A: The dataset supports automatic speech recognition, voice assistants, speaker identification, acoustic modeling, natural language understanding, and conversational AI development for Odia. Applications include e-governance platforms, educational technology, healthcare communication systems, cultural preservation tools, and tourism services, all serving Odisha’s population in their native language.
Q: How diverse is the speaker demographic?
A: The dataset features 49% female and 51% male speakers with age distribution of 25% aged 18-30, 29% aged 31-40, 17% aged 40-50, and 29% aged 50+. This balanced representation ensures models perform equitably across different demographic segments in Odisha.
Q: Is the dataset suitable for commercial applications?
A: Yes, the Odia Speech Dataset is licensed for both research and commercial use. It can be integrated into commercial products including regional voice assistants, customer service automation, mobile applications, e-governance solutions, and business services targeting Odisha market, supporting commercial development of Odia language technology.
Q: What technical support is provided?
A: Comprehensive documentation includes guides for Odia script handling, integration instructions for ML frameworks, preprocessing pipelines, code examples, and best practices for training Odia ASR models. Technical support covers implementation questions, linguistic annotation guidance, and optimization strategies for Odia speech recognition systems.
How to Use the Speech Dataset
Step 1: Dataset Acquisition
Download the dataset package from the provided link. Upon purchase, you will receive access credentials and download instructions via email. The dataset is delivered as a compressed archive file containing all audio files, transcriptions, and metadata.
Step 2: Extract and Organize
Extract the downloaded archive to your local storage or cloud environment. The dataset follows a structured folder organization with separate directories for audio files, transcriptions, metadata, and documentation. Review the README file for detailed information about file structure and naming conventions.
Step 3: Environment Setup
Install required dependencies for your chosen ML framework such as TensorFlow, PyTorch, Kaldi, or others. Ensure you have necessary audio processing libraries installed including librosa, soundfile, pydub, and scipy. Set up your Python environment with the provided requirements.txt file for seamless integration.

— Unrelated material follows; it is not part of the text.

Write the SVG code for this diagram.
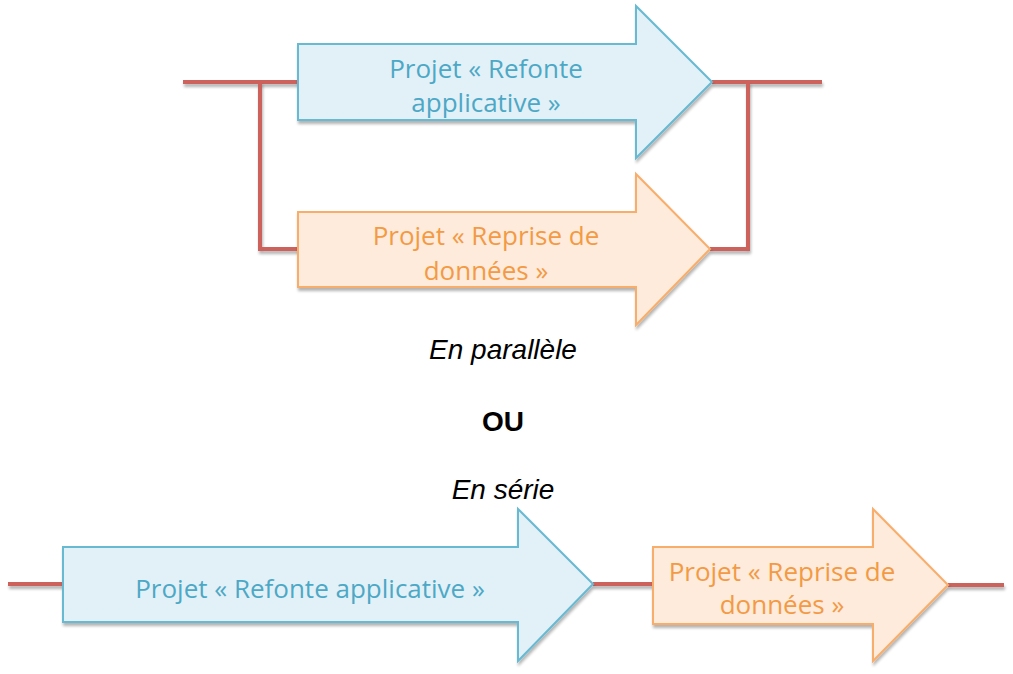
<svg xmlns="http://www.w3.org/2000/svg" width="1013" height="674" viewBox="0 0 1013 674">
<defs>
<filter id="sh" filterUnits="userSpaceOnUse" x="0" y="0" width="1013" height="674">
<feGaussianBlur in="SourceAlpha" stdDeviation="1.5"/>
<feOffset dx="1" dy="3" result="b"/>
<feComponentTransfer><feFuncA type="linear" slope="0.3"/></feComponentTransfer>
<feMerge><feMergeNode/><feMergeNode in="SourceGraphic"/></feMerge>
</filter>
</defs>
<style>
.wire{fill:none;stroke:#CD625C;stroke-width:4;stroke-linejoin:miter;filter:url(#sh)}
.blue{fill:#E2F1F7;stroke:#68B9D2;stroke-width:2;filter:url(#sh)}
.orange{fill:#FEEBDC;stroke:#F8AE6A;stroke-width:2;filter:url(#sh)}
.tb{fill:#4DA8C6;font-family:"Open Sans","Noto Sans",sans-serif;font-size:26px;text-anchor:middle}
.to{fill:#F39A45;font-family:"Open Sans","Noto Sans",sans-serif;font-size:26px;text-anchor:middle}
.lab{fill:#000;font-family:"Liberation Sans",Arial,sans-serif;font-size:28px;text-anchor:middle}
</style>
<g id="connectors">
<polyline class="wire" points="183,82 298,82"/>
<polyline class="wire" points="712,82 822,82"/>
<polyline class="wire" points="260,82 260,249 298,249"/>
<polyline class="wire" points="710,249 748,249 748,82"/>
<polyline class="wire" points="8,584 63,584"/>
<polyline class="wire" points="593,584 653,584"/>
<polyline class="wire" points="948,585 1004,585"/>
</g>
<g id="node-refonte-parallel">
<polygon class="blue" points="298,44 636,44 636,6 712,82 636,158 636,120 298,120"/>
<text class="tb" x="486" y="78">Projet « Refonte</text>
<text class="tb" x="486" y="112">applicative »</text>
</g>
<g id="node-reprise-parallel">
<polygon class="orange" points="298,212 636,212 636,174 710,249 636,325 636,287 298,287"/>
<text class="to" x="486" y="245">Projet « Reprise de</text>
<text class="to" x="486" y="280">données »</text>
</g>
<g id="label-parallele"><text class="lab" x="503" y="359" font-style="italic">En parallèle</text></g>
<g id="label-ou"><text class="lab" x="503" y="431" font-weight="bold">OU</text></g>
<g id="label-serie"><text class="lab" x="503" y="499" font-style="italic">En série</text></g>
<g id="node-refonte-serie">
<polygon class="blue" points="63,547 518,547 518,509 593,584 518,661 518,622 63,622"/>
<text class="tb" x="310" y="598">Projet « Refonte applicative »</text>
</g>
<g id="node-reprise-serie">
<polygon class="orange" points="653,547 873,547 873,509 948,585 873,661 873,624 653,624"/>
<text class="to" x="782" y="581">Projet « Reprise de</text>
<text class="to" x="782" y="614">données »</text>
</g>
</svg>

Step 4: Data Preprocessing
Load the audio files using the provided sample scripts. Apply necessary preprocessing steps such as resampling, normalization, and feature extraction including MFCCs, spectrograms, or mel-frequency features. Use the included metadata to filter and organize data based on speaker demographics, recording quality, or other criteria relevant to your application.
Step 5: Model Training
Split the dataset into training, validation, and test sets using the provided speaker-independent split recommendations to avoid data leakage. Configure your model architecture for the specific task whether speech recognition, speaker identification, or other applications. Train your model using the transcriptions and audio pairs, monitoring performance on the validation set.
Step 6: Evaluation and Fine-tuning
Evaluate model performance on the test set using standard metrics such as Word Error Rate for speech recognition or accuracy for classification tasks. Analyze errors and iterate on model architecture, hyperparameters, or preprocessing steps. Use the diverse speaker demographics to assess model fairness and performance across different groups.
Step 7: Deployment
Once satisfactory performance is achieved, export your trained model for deployment. Integrate the model into your application or service infrastructure. Continue monitoring real-world performance and use the dataset for ongoing model updates and improvements as needed.
For detailed code examples, integration guides, and troubleshooting tips, refer to the comprehensive documentation included with the dataset.